Las recientes manifestaciones en las calles del Brasil sorprendieron a los distintos gobiernos de la nación: municipales, estaduales y federal. Las autoridades se preguntan perplejas: ¿cómo es posible? ¿quién está por detrás? ¿quién las asesora? Y reaccionan con la única y mafáldica lección aprendida en 21 años de dictadura: la represión policial.
Nuestras autoridades se han encerrado en su torre de marfil, como si el Brasil fuese un planeta distante de ese orbe terrestre en el que se suceden manifestaciones callejeras en todas partes, desde el Occupy Wall Street a la plaza Tahrir en El Cairo, desde la periferia de París a la plaza Taskim en Estambul.
La pregunta "¿Qué hay por detrás?” encontraría respuesta si el gobierno prestase atención a lo obvio que hay ante sus ojos: la insatisfacción de los jóvenes. La misma insatisfacción que llevó a la generación ahora en el poder a las manifestaciones estudiantiles de la década de 1960 y a la guerrilla urbana en la década de 1970. La misma insatisfacción que movilizó trabajadores en huelga entre las décadas de 1970-1980 y que dio origen al PT, que ya hace diez años está en el gobierno del país.
La diferencia es que antes la policía infiltraba sus agentes en los directorios estudiantiles y en los sindicatos, partidos y grupos clandestinos y, una vez obtenidas las informaciones, actuaba preventivamente. Mientras que ahora la movilización está en las redes sociales, más difíciles de controlar (aunque no imposible, como demostró Snowden, el joven estadounidense que reveló al mundo que la Agencia de Seguridad Nacional de los EE.UU. invade el ordenador de millones de personas).

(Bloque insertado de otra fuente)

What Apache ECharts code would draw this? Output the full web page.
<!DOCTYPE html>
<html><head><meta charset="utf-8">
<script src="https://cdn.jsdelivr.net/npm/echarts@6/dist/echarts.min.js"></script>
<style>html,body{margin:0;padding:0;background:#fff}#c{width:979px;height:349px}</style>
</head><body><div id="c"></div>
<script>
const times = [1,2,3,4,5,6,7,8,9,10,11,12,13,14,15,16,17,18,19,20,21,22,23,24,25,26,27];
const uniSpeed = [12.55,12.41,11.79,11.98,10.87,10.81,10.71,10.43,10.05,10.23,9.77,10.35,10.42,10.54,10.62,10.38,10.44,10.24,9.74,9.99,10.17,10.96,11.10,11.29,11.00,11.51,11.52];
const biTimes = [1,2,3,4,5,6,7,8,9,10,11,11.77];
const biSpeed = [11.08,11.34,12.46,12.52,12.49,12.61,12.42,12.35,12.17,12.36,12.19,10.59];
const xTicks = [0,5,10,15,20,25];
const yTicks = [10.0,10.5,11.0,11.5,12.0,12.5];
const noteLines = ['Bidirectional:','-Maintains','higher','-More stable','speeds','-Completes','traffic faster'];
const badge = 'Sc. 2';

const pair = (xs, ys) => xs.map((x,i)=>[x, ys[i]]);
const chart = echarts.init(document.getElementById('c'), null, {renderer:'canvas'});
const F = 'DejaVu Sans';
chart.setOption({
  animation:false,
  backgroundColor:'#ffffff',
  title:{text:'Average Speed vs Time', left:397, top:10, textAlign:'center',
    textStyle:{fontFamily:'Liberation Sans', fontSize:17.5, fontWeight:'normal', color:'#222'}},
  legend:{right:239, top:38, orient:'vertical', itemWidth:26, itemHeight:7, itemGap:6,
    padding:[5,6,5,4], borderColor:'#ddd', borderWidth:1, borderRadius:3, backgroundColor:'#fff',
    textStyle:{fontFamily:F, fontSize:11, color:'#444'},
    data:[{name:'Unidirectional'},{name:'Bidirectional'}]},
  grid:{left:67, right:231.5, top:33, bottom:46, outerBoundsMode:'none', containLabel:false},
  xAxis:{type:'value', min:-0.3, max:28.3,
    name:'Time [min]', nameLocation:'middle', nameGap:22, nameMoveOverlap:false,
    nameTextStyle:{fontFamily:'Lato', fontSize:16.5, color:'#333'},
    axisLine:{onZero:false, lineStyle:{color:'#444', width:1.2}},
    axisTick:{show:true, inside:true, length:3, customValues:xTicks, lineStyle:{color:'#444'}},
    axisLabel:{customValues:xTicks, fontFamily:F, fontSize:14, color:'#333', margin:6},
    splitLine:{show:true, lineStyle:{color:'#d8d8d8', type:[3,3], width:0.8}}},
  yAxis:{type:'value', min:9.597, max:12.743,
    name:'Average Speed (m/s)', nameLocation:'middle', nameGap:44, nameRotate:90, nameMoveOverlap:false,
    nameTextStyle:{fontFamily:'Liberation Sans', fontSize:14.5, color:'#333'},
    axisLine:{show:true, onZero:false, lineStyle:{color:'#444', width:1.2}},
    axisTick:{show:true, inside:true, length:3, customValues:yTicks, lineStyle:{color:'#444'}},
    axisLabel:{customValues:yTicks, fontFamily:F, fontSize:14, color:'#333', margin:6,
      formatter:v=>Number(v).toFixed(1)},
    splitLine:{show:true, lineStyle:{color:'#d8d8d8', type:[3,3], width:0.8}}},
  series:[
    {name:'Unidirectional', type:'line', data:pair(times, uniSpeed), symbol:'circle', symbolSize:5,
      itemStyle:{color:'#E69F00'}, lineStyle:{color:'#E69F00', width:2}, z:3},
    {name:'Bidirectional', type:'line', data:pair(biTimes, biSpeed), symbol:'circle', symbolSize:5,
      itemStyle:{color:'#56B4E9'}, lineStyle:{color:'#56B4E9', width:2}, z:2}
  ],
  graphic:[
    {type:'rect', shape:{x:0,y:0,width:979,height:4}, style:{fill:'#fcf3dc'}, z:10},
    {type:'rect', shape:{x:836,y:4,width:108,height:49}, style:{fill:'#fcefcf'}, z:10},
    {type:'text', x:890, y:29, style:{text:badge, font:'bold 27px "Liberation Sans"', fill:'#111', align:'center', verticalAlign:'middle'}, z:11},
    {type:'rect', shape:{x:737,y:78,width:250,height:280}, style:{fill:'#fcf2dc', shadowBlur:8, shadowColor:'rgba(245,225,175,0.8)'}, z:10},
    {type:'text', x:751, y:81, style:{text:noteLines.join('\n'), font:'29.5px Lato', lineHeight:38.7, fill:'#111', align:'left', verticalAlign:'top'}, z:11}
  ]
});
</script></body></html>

Lo obvio es que nuestras autoridades cortaron todas las vías de comunicación con los movimientos sociales, cuando mucho tolerados, nunca valorados. ¿Qué pasó con los consejos políticos con presencia de líderes juveniles? ¿y con los comités gestores? ¿y con la Secretaría Nacional de Juventud? ¿qué se hizo la UNE? ¿y los canales de diálogo con la juventud?
Instalado en la torre de marfil, el gobierno se sorprende a cada nueva manifestación: de los sin tierra, de indígenas, de usuarios del transporte público, de los descontentos con la inflación, y hasta con los pitidos a la presidenta Dilma en la apertura de la Copa de Confederaciones.
Quien no dialoga acaba aislándose y llama a la represión como todo el que se siente arrinconado.
Ya es hora de que nuestras autoridades dejen la torre de marfil, aparten los prismáticos orientados a las elecciones del 2014 y pisen en la realidad. La cabeza piensa donde pisan los pies. Y la realidad es la estabilidad económica amenazada; la reforma agraria trabada; las tierras indígenas invadidas (por el agronegocio y por obras suntuosas del gobierno); la desgravación de la industria automotora predominando sobre la inversión pública en transporte colectivo; la cola pateada de ciertas autoridades con la "caja chica” de empresas privadas, etc.
Lo obvio, mientras tanto, es la falta de esperanza de esos jóvenes que carecen de utopías y, cuando no se refugian en las drogas, no saben tampoco cómo transformar su indignación y su revuelta en propuestas y en programas políticos.